Tineidae
Slowly Drown In Static
Billegal Beats
The various ambient, IDM, and technoid producers we for years associated with the late Tympanik Audio label are for the most part still active, though it’s perhaps been trickier to locate their newer works. That’s not the case with Ukrainian producer Pavlo Storonsky’s Tineidae project, which has been wholly off the radar since 2014. Five years on, he’s released Slowly Drown In Static, a brief but focused LP which shows that that time off has had an effect on Tineidae’s direction.
The glitch and bass of 2014’s Shadows is nowhere to be found, and Slowly Drown In Static‘s more direct melodic strategy is quite different from 2012 debut Lights. That said, the record isn’t an entire about-face. Storonsky’s talents for sound design and grandiose arrangements are still present, though Slowly Drown In Static presents them in a dark and cinematic cast. The cold and spacey “Four Suns” feels like a conscious reworking of existing Tineidae ideas, pressed into the service of a 2001-like journey into the darker recesses of the universe and/or soul.

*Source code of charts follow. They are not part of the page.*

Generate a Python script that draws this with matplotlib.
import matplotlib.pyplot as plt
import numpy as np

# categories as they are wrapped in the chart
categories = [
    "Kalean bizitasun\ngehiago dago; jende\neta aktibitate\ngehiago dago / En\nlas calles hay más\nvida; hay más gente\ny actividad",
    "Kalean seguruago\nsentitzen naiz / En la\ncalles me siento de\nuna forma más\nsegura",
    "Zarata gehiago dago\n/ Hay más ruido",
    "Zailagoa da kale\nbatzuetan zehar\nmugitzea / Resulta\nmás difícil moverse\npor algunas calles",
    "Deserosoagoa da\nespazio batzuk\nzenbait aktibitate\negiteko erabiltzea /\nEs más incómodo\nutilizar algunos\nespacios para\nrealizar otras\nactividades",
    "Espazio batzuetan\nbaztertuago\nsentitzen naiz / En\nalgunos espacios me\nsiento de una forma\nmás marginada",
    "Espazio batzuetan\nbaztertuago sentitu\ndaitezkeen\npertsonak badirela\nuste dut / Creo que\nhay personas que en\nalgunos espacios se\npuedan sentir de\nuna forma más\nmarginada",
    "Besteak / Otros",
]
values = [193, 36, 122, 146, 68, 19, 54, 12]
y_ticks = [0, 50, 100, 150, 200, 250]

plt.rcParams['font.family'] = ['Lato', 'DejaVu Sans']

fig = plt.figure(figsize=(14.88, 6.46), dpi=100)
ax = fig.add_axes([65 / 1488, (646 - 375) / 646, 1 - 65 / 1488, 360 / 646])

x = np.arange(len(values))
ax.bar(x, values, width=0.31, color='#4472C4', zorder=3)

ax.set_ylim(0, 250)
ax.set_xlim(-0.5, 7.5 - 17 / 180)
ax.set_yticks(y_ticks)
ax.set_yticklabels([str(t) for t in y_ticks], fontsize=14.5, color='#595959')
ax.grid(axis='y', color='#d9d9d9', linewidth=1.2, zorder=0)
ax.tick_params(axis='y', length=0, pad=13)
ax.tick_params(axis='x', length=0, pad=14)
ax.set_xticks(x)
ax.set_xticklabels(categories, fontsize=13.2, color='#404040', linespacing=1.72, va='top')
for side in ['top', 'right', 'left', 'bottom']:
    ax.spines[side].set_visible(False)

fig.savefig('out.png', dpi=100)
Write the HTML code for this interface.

The bombastic soundtrack ambitions of “Sail To The Ashen City” certainly weren’t beyond Storonsky’s technical skills previous to this release, but they require a willingness to put a bold and simple theme at the forefront, ahead of the perhaps more involved background arrangements. He’s perhaps taken the right lesson from John Carpenter – a big, detuned analog synth lead can evoke massive senses of space and dread regardless of simplicity – but hasn’t forsaken the IDM background which keeps Slowly Drown from losing its sense of identity. Even in slower, more ambient moments like the sparse “Palace Of The Hollow”, the clicks and whispers which lie beneath a distant, mournful piano seem calculated, never incidental or only there for mood.
The record’s short run-time (eight tracks just scraping the thirty minute marker) makes for a pleasant change of pace, and ensures that its bolder synth leads never have to repeat or noodle off into mundanity, nor do its exercises in pure, ambient sound design ever lope into drone for its own sake. Storonsky’s vision of what Tineidae constitutes may have undergone some significant changes in the past half decade off, but the results should pay dividends to listeners new and old alike.